- Data block -
((

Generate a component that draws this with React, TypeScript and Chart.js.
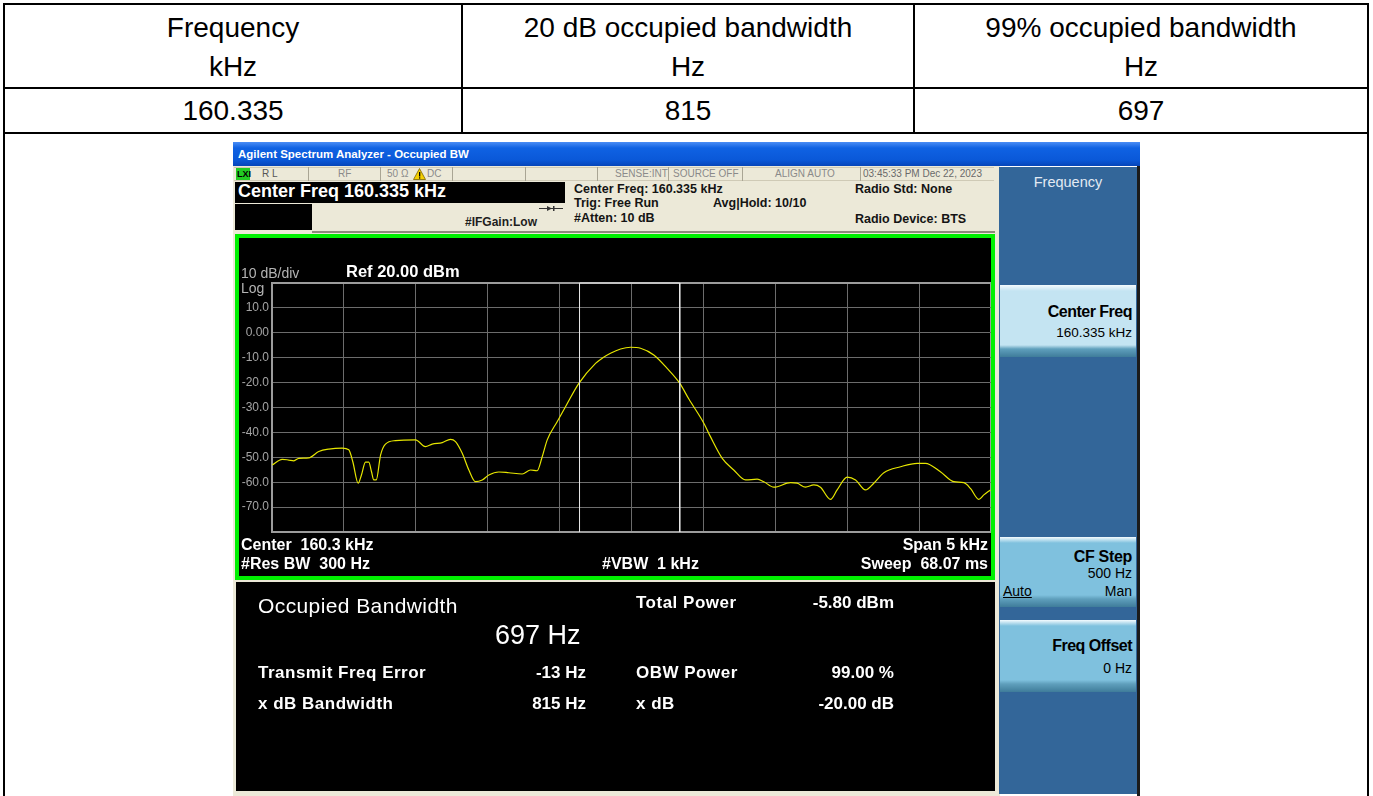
import React, { useEffect, useRef } from "react";
import { Chart, registerables } from "chart.js";

Chart.register(...registerables);

// ---------- data ----------
const tableHeaderLine1 = ["Frequency", "20 dB occupied bandwidth", "99% occupied bandwidth"];
const tableHeaderLine2 = ["kHz", "Hz", "Hz"];
const tableValues = ["160.335", "815", "697"];

const CENTER_KHZ = 160.335;
const SPAN_HZ = 5000;
const REF_DBM = 20;
const DB_PER_DIV = 10;

const traceFreqKHz = [
  157.836, 157.906, 157.952, 157.987, 158.021, 158.091, 158.16, 158.23, 158.323, 158.369,
  158.397, 158.434, 158.457, 158.485, 158.508, 158.527, 158.543, 158.56, 158.59, 158.624,
  158.694, 158.833, 158.902, 158.949, 159.019, 159.076, 159.111, 159.158, 159.204, 159.25,
  159.297, 159.343, 159.412, 159.482, 159.575, 159.633, 159.679, 159.714, 159.749, 159.818,
  159.876, 159.969, 160.085, 160.136, 160.189, 160.259, 160.328, 160.398, 160.49, 160.583,
  160.671, 160.733, 160.838, 160.884, 160.966, 161.046, 161.128, 161.209, 161.255, 161.325,
  161.441, 161.487, 161.545, 161.603, 161.649, 161.719, 161.765, 161.835, 161.893, 161.962,
  162.02, 162.09, 162.206, 162.322, 162.379, 162.483, 162.576, 162.646, 162.692, 162.75,
  162.785, 162.831,
];
const traceLevelDbm = [
  -53.1, -50.8, -51.1, -51.4, -50.4, -50.2, -47.7, -46.7, -46.3, -47.0,
  -51.8, -60.4, -57.1, -51.9, -51.9, -55.8, -59.1, -59.1, -49.1, -44.7,
  -43.3, -43.0, -45.7, -44.7, -44.1, -42.8, -43.7, -48.4, -55.1, -59.8,
  -59.1, -57.1, -55.9, -56.2, -56.7, -55.1, -55.4, -49.8, -43.0, -35.7,
  -29.7, -20.3, -12.3, -10.0, -8.2, -6.5, -5.8, -6.2, -8.9, -14.3,
  -20.3, -26.5, -36.3, -41.7, -50.4, -55.1, -59.1, -58.8, -59.8, -62.0,
  -60.2, -60.4, -62.0, -61.1, -62.0, -66.9, -63.1, -58.0, -59.1, -63.1,
  -60.4, -56.2, -53.8, -52.4, -52.4, -55.8, -59.8, -60.2, -62.5, -66.9,
  -65.1, -63.1,
];
const obwEdgesKHz = [159.9735, 160.6705];

// ---------- helpers ----------
const W = 1373;
const SANS = '"Liberation Sans", Arial, sans-serif';

type TP = {
  x: number; y: number; s: number; t: string; c?: string; w?: number;
  a?: "l" | "r" | "c"; ls?: number; u?: boolean;
};
function T({ x, y, s, t, c = "#000", w = 400, a = "l", ls = 0, u = false }: TP) {
  const st: React.CSSProperties = {
    position: "absolute", top: y - 0.59 * s, fontSize: s, lineHeight: `${1.2 * s}px`,
    color: c, fontWeight: w, fontFamily: SANS, whiteSpace: "pre", letterSpacing: ls,
    textDecoration: u ? "underline" : "none",
  };
  if (a === "l") st.left = x;
  else if (a === "r") st.right = W - x;
  else { st.left = x; st.transform = "translateX(-50%)"; }
  return <div style={st}>{t}</div>;
}
function R({ x, y, w, h, bg, style }: { x: number; y: number; w: number; h: number; bg: string; style?: React.CSSProperties }) {
  return <div style={{ position: "absolute", left: x, top: y, width: w, height: h, background: bg, ...style }} />;
}

function Plot() {
  const ref = useRef<HTMLCanvasElement | null>(null);
  useEffect(() => {
    const cv = ref.current;
    if (!cv) return;
    const trace = traceFreqKHz.map((f, i) => ({ x: (f - CENTER_KHZ) * 1000, y: traceLevelDbm[i] }));
    const yMin = REF_DBM - DB_PER_DIV * 10;
    const l = (obwEdgesKHz[0] - CENTER_KHZ) * 1000;
    const r = (obwEdgesKHz[1] - CENTER_KHZ) * 1000;
    const obw = [
      { x: l, y: yMin }, { x: l, y: REF_DBM }, { x: r, y: REF_DBM }, { x: r, y: yMin },
    ];
    const frameColor = "#9c9c9c";
    const gridColor = "#6c6c6c";
    const chart = new Chart(cv, {
      type: "line",
      data: {
        datasets: [
          {
            data: trace, borderColor: "#e6e600", borderWidth: 1.2, pointRadius: 0,
            cubicInterpolationMode: "monotone", order: 2,
          },
          {
            data: obw, borderColor: "#e8e8e8", borderWidth: 1, pointRadius: 0,
            tension: 0, order: 1, clip: false as any,
          },
        ],
      },
      options: {
        animation: false,
        responsive: false,
        maintainAspectRatio: false,
        events: [],
        layout: { padding: { top: 45, right: 0, bottom: 44, left: 0 } },
        plugins: { legend: { display: false }, tooltip: { enabled: false } },
        scales: {
          x: {
            type: "linear", min: -SPAN_HZ / 2, max: SPAN_HZ / 2,
            ticks: { display: false, stepSize: SPAN_HZ / 10 },
            grid: {
              drawTicks: false,
              color: (ctx: any) => (ctx.tick && Math.abs(ctx.tick.value) === SPAN_HZ / 2 ? frameColor : gridColor),
              lineWidth: (ctx: any) => (ctx.tick && Math.abs(ctx.tick.value) === SPAN_HZ / 2 ? 2 : 1),
            },
            border: { color: frameColor, width: 2 },
            afterFit: (s: any) => { s.height = 0; },
          },
          y: {
            min: yMin, max: REF_DBM,
            ticks: {
              stepSize: DB_PER_DIV, color: "#a4a4a4", padding: 3,
              font: { family: "Liberation Sans", size: 12 },
              callback: (v: any) => {
                const n = Number(v);
                if (n === REF_DBM || n === yMin) return "";
                return n === 0 ? "0.00" : n.toFixed(1);
              },
            },
            grid: {
              drawTicks: false,
              color: (ctx: any) => (ctx.tick && (ctx.tick.value === REF_DBM || ctx.tick.value === yMin) ? frameColor : gridColor),
              lineWidth: (ctx: any) => (ctx.tick && (ctx.tick.value === REF_DBM || ctx.tick.value === yMin) ? 2 : 1),
            },
            border: { color: frameColor, width: 2 },
            afterFit: (s: any) => { s.width = 33; },
          },
        },
      },
    });
    return () => chart.destroy();
  }, []);
  return (
    <canvas ref={ref} width={752} height={338}
      style={{ position: "absolute", left: 0, top: 0, width: 752, height: 338, display: "block" }} />
  );
}

export default function App() {
  const colCenters = [233, 688, 1141];
  const line = "#000";
  const beige = "#ece9d8";
  const statusSeps = [308, 380, 452, 525, 597, 668, 742, 860];
  const btn = (y: number, h: number, body: string) => (
    <div style={{
      position: "absolute", left: 1000, top: y, width: 136, height: h,
      background: `linear-gradient(to bottom, #f4fbfe 0px, ${body} 6px, ${body} ${h - 12}px, #5f9fbc ${h - 8}px, #3f7c9a ${h}px)`,
    }} />
  );
  return (
    <div style={{ position: "absolute", left: 0, top: 0, width: W, height: 796, overflow: "hidden", background: "#fff", fontFamily: SANS }}>
      {/* table lines */}
      <R x={3} y={3} w={1366} h={2} bg={line} />
      <R x={3} y={87} w={1366} h={2} bg={line} />
      <R x={3} y={132} w={1366} h={2} bg={line} />
      <R x={3} y={3} w={2} h={800} bg={line} />
      <R x={1367} y={3} w={2} h={800} bg={line} />
      <R x={461} y={3} w={2} h={130} bg={line} />
      <R x={913} y={3} w={2} h={130} bg={line} />
      {tableHeaderLine1.map((t, i) => <T key={"h1" + i} x={colCenters[i]} y={28} s={28} t={t} a="c" />)}
      {tableHeaderLine2.map((t, i) => <T key={"h2" + i} x={colCenters[i]} y={67} s={28} t={t} a="c" />)}
      {tableValues.map((t, i) => <T key={"v" + i} x={colCenters[i]} y={111} s={28} t={t} a="c" />)}

      {/* analyzer window */}
      <R x={233} y={142} w={907} h={24} bg="linear-gradient(to bottom, #4a8df5 0%, #0f62e3 25%, #0a58d8 75%, #0645b9 100%)" />
      <T x={238} y={155} s={11.5} t="Agilent Spectrum Analyzer - Occupied BW" c="#fff" w={700} />
      <R x={233} y={166} w={767} h={630} bg={beige} />
      <R x={1137} y={166} w={3} h={630} bg="#1b1b1b" />
      <R x={999} y={167} w={138} h={627} bg="#336699" />
      {btn(285, 72, "#c4e4f2")}
      {btn(537, 70, "#7fc1de")}
      {btn(620, 72, "#7fc1de")}
      <T x={1068} y={183} s={14.5} t="Frequency" c="#e2eaf3" a="c" />
      <T x={1132} y={311} s={16} t="Center Freq" w={700} a="r" ls={-0.5} />
      <T x={1132} y={333} s={13.5} t="160.335 kHz" a="r" />
      <T x={1132} y={556} s={16} t="CF Step" w={700} a="r" ls={-0.3} />
      <T x={1132} y={573} s={14} t="500 Hz" a="r" />
      <T x={1003} y={591} s={14} t="Auto" u />
      <T x={1132} y={591} s={14} t="Man" a="r" />
      <T x={1132} y={645} s={16} t="Freq Offset" w={700} a="r" ls={-0.5} />
      <T x={1132} y={668} s={14} t="0 Hz" a="r" />

      {/* status row */}
      <R x={234} y={167} w={760} h={1} bg="#cfcab6" />
      <R x={234} y={180} w={760} h={1} bg="#cfcab6" />
      {statusSeps.map((x) => <R key={"s" + x} x={x} y={167} w={1} h={14} bg="#a9a594" />)}
      <R x={236} y={168} w={14} h={12} bg="#22cc22" />
      <T x={237} y={174} s={9} t="LXI" c="#000" w={700} />
      <T x={262} y={174} s={10} t="R L" c="#555" />
      <T x={338} y={174} s={10} t="RF" c="#8a8a8a" />
      <T x={387} y={174} s={10} t="50 Ω" c="#8a8a8a" />
      <svg style={{ position: "absolute", left: 413, top: 168 }} width={13} height={12}>
        <polygon points="6.5,0.5 12.5,11.5 0.5,11.5" fill="#f5d000" stroke="#7a6400" strokeWidth={0.8} />
        <rect x={6} y={4} width={1.3} height={4.5} fill="#000" />
        <rect x={6} y={9.3} width={1.3} height={1.3} fill="#000" />
      </svg>
      <T x={427} y={174} s={10} t="DC" c="#8a8a8a" />
      <T x={615} y={174} s={10} t="SENSE:INT" c="#8a8a8a" />
      <T x={673} y={174} s={10} t="SOURCE OFF" c="#8a8a8a" />
      <T x={775} y={174} s={10} t="ALIGN AUTO" c="#8a8a8a" />
      <T x={863} y={174} s={10} t="03:45:33 PM Dec 22, 2023" c="#6a6a6a" />

      {/* measurement header */}
      <R x={235} y={182} w={330} h={21} bg="#000" />
      <T x={238} y={192} s={18} t="Center Freq 160.335 kHz" c="#fff" w={700} />
      <R x={235} y={204} w={77} h={26} bg="#000" />
      <T x={465} y={222} s={12} t="#IFGain:Low" c="#1e1e1e" w={700} />
      <svg style={{ position: "absolute", left: 539, top: 205 }} width={24} height={7}>
        <line x1={0} y1={3.5} x2={24} y2={3.5} stroke="#333" strokeWidth={1} />
        <polygon points="8,1 13,3.5 8,6" fill="#333" />
        <rect x={14} y={1} width={1.5} height={5} fill="#333" />
      </svg>
      <T x={574} y={189} s={12.5} t="Center Freq: 160.335 kHz" c="#141414" w={700} />
      <T x={574} y={203} s={12.5} t="Trig: Free Run" c="#141414" w={700} />
      <T x={574} y={218} s={12.5} t="#Atten: 10 dB" c="#141414" w={700} />
      <T x={713} y={203} s={12.5} t="Avg|Hold: 10/10" c="#141414" w={700} />
      <T x={855} y={189} s={12.5} t="Radio Std: None" c="#141414" w={700} />
      <T x={855} y={219} s={12.5} t="Radio Device: BTS" c="#141414" w={700} />
      <R x={312} y={231} w={683} h={2} bg="#8d8a7c" />

      {/* plot panel */}
      <div style={{ position: "absolute", left: 235, top: 234, width: 760, height: 346, boxSizing: "border-box", border: "4px solid #00f000", background: "#000" }}>
        <Plot />
      </div>
      <T x={241} y={273} s={14} t="10 dB/div" c="#b4b4b4" />
      <T x={241} y={288} s={14} t="Log" c="#b4b4b4" />
      <T x={346} y={272} s={16.5} t="Ref 20.00 dBm" c="#fff" w={700} />
      <T x={241} y={544} s={16} t="Center  160.3 kHz" c="#fff" w={700} />
      <T x={241} y={563} s={16} t="#Res BW  300 Hz" c="#fff" w={700} />
      <T x={602} y={563} s={16} t="#VBW  1 kHz" c="#fff" w={700} />
      <T x={988} y={544} s={16} t="Span 5 kHz" c="#fff" w={700} a="r" />
      <T x={988} y={563} s={16} t="Sweep  68.07 ms" c="#fff" w={700} a="r" />

      {/* result panel */}
      <R x={236} y={582} w={759} h={209} bg="#000" />
      <T x={258} y={605} s={21} t="Occupied Bandwidth" c="#fff" ls={0.4} />
      <T x={495} y={635} s={27} t="697 Hz" c="#fff" />
      <T x={258} y={673} s={17} t="Transmit Freq Error" c="#fff" w={700} ls={0.5} />
      <T x={586} y={673} s={17} t="-13 Hz" c="#fff" w={700} a="r" />
      <T x={258} y={704} s={17} t="x dB Bandwidth" c="#fff" w={700} ls={0.5} />
      <T x={586} y={704} s={17} t="815 Hz" c="#fff" w={700} a="r" />
      <T x={636} y={603} s={17} t="Total Power" c="#fff" w={700} ls={0.5} />
      <T x={894} y={603} s={17} t="-5.80 dBm" c="#fff" w={700} a="r" />
      <T x={636} y={673} s={17} t="OBW Power" c="#fff" w={700} ls={0.5} />
      <T x={894} y={673} s={17} t="99.00 %" c="#fff" w={700} a="r" />
      <T x={636} y={704} s={17} t="x dB" c="#fff" w={700} ls={0.5} />
      <T x={894} y={704} s={17} t="-20.00 dB" c="#fff" w={700} a="r" />
    </div>
  );
}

))

Set down again, exactly, the lines of the material above from its first line to the one with "const DB_PER_DIV = 10;", inclusive. Leave the pictures out.

Generate a component that draws this with React, TypeScript and Chart.js.
import React, { useEffect, useRef } from "react";
import { Chart, registerables } from "chart.js";

Chart.register(...registerables);

// ---------- data ----------
const tableHeaderLine1 = ["Frequency", "20 dB occupied bandwidth", "99% occupied bandwidth"];
const tableHeaderLine2 = ["kHz", "Hz", "Hz"];
const tableValues = ["160.335", "815", "697"];

const CENTER_KHZ = 160.335;
const SPAN_HZ = 5000;
const REF_DBM = 20;
const DB_PER_DIV = 10;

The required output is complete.